El desierto y la verdad
Al presentar las tentaciones de Jesús, el evangelio según san Mateo evoca de alguna manera las tentaciones del pueblo de Israel. Al recordar unas y otras, nosotros podemos examinar nuestras propias tentaciones y descubrir nuestra verdad más profunda.
• En el desierto, el pueblo de Israel había padecido el hambre, pero Dios le ofreció el don del maná y las codornices (cf. Éx 16). Ante la sugerencia de cambiar las piedras en panes, Jesús responde que el hombre no vive solo de pan sino del maná de la palabra de Dios.
• En su travesía del desierto, el pueblo tentó a Dios pensando que estaba contra él (cf. Éx 17,1-7). También el demonio propone a Jesús que ponga a prueba a Dios para que le salve de una muerte segura. Pero Jesús advierte que nunca se debe tentar a Dios.
• Todavía en el desierto, el pueblo decidió adorar a un becerro de oro como si fuera el Dios que podía salvarle (cf. Éx 32). A cambio de una adoración, el demonio ofrece a Jesús los tesoros de todos los reinos del mundo. Pero Jesús proclama que solo se debe adorar a Dios.
La fascinación de la idolatría
La alusión al desierto no es casual. También en él se ha retirado Jesús, conducido por el Espíritu. En el desierto Jesús ha de reflexionar sobre su propia identidad. El demonio le pregunta si es el Hijo de Dios.
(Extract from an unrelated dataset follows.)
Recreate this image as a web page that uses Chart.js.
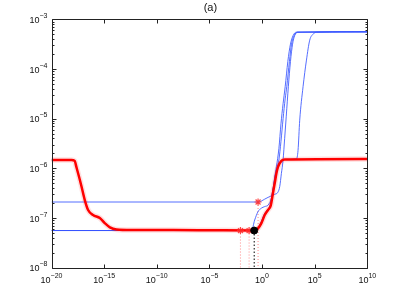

Pero la respuesta no está en las pruebas que él propone, sino en lo que “está escrito”, que revela el ser y la voluntad del mismo Dios.
• A la primera tentación responde que no basta el pan de cada día, por necesario que sea. Hace falta alimentarse de la Palabra de Dios.
• A la segunda tentación que lo invita a arrojarse desde lo más alto del templo, Jesús advierte no se debe tentar a Dios, exponiéndose al peligro y esperándo de él la salvación.
• A la tercera tentación, en la que el demonio le ofrece los tesoros del mundo, Jesús responde que a nadie y a nada debemos la adoración que solo Dios merece.
Señor Jesús, tú evocas el camino de tu pueblo por el desierto. Pero también anticipas nuestro propio camino. Pedimos al Padre que no nos deje caer en la tentación. Y a ti te rogamos que nos ayudes a escuchar y cumplir la palabra de Dios, que nos libera de la fascinación de todas las idolatrías. Amén.